Procedure.s GenWordRegEX(sString.s) ; Generates a matching regularexpression of any lower|upper case mixed description of a word
Protected iRegex.i, iNbrMatch.i, iIndex.i, sStmp.s
Protected Dim t$(0)
iRegex.i = CreateRegularExpression(#PB_Any, "\w");
iNbrMatch.i = ExtractRegularExpression(iRegex, sString, t$())
For iIndex = 0 To (iNbrMatch-1)
If iIndex <= (iNbrMatch - 1) : sORd.s = Chr(41) : Else : sORd = "" : EndIf
sStmp.s + Chr(40) + t$(iIndex) + Chr(124) + UCase(t$(iIndex)) + sORd
Next
sStmp + Chr(41) : sStmp = "(?<=\b)" + Left(sStmp + ")", (Len(sStmp) - 1)) + "(?=\b)"
FreeRegularExpression(iRegex)
FreeArray(t$())
ProcedureReturn sStmp
EndProcedure
Debug GenWordRegEX(sString)
2.
Its the kind of thing I gravitate towards

test extracts all the words from a string/file to a map, the words are used a the key (reduce the search list) and gen all regex`s for each work in the map
Results:
alot aLot of oF OF TrObLE To Too Do DO iT IT it By BY by HaND hand Etc
TOO
1. (?<=\b)(t|T)(o|O)(o|O)(?=\b)
TROBLE
2. (?<=\b)(t|T)(r|R)(o|O)(b|B)(l|L)(e|E)(?=\b)
IT
3. (?<=\b)(i|I)(t|T)(?=\b)
ALOT
4. (?<=\b)(a|A)(l|L)(o|O)(t|T)(?=\b)
BY
5. (?<=\b)(b|B)(y|Y)(?=\b)
ETC
6. (?<=\b)(e|E)(t|T)(c|C)(?=\b)
HAND
7. (?<=\b)(h|H)(a|A)(n|N)(d|D)(?=\b)
TO
8. (?<=\b)(t|T)(o|O)(?=\b)
DO
9. (?<=\b)(d|D)(o|O)(?=\b)
OF
10. (?<=\b)(o|O)(f|F)(?=\b)
Code: Select all
sString.s = "alot aLot of oF OF TrObLE To Too Do DO iT IT it By BY by HaND hand Etc"
NewMap _m_Words.s()
Procedure GenWordList(sFile.s, Map _m_Words.s())
Protected iRegEx.i = CreateRegularExpression(#PB_Any, "\w+")
Protected iNbrMatchs.i, iIndex.i, Dim t$(0)
If MatchRegularExpression(iRegEx, sFile)
iNbrMatchs = ExtractRegularExpression(iRegEx, sFile, t$())
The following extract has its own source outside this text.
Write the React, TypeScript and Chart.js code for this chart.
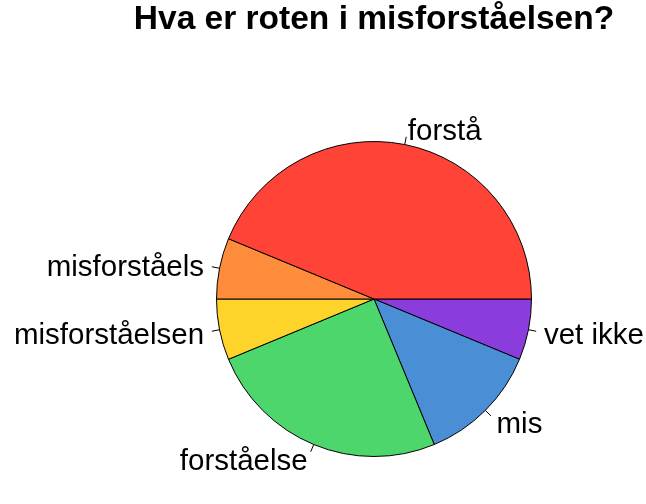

For iIndex = 0 To (iNbrMatchs - 1)
AddMapElement(_m_Words(), UCase(t$(iIndex)))
Next
EndIf
FreeRegularExpression(iRegEx)
FreeArray(t$())
EndProcedure
Procedure.s GenWordRegEX(sString.s) ; Generates a matching regularexpression of any lower|upper case mixed description of a word
Protected iRegex.i, iNbrMatch.i, iIndex.i, sStmp.s
Protected Dim t$(0)
iRegex.i = CreateRegularExpression(#PB_Any, "\w");
iNbrMatch.i = ExtractRegularExpression(iRegex, sString, t$())
For iIndex = 0 To (iNbrMatch-1)
If iIndex <= (iNbrMatch - 1) : sORd.s = Chr(41) : Else : sORd = "" : EndIf
sStmp.s + Chr(40) + LCase(t$(iIndex)) + Chr(124) + UCase(t$(iIndex)) + sORd
Next
sStmp + Chr(41) : sStmp = "(?<=\b)" + Left(sStmp + ")", (Len(sStmp) - 1)) + "(?=\b)"
FreeRegularExpression(iRegex)
FreeArray(t$())
ProcedureReturn sStmp
EndProcedure
GenWordList(sString, _m_Words())
Define iCounter.i
Debug sString
ForEach _m_Words()
iCounter + 1
Debug MapKey(_m_Words())
Debug Str(iCounter) + ". " + GenWordRegEX(MapKey(_m_Words()))
Debug ""
Next
CallDebugger
Re: Search/replace phrases in the same case
Posted: Wed Feb 21, 2018 1:15 pm
by Dude
Thanks, Zebuddi123! Testing your examples now.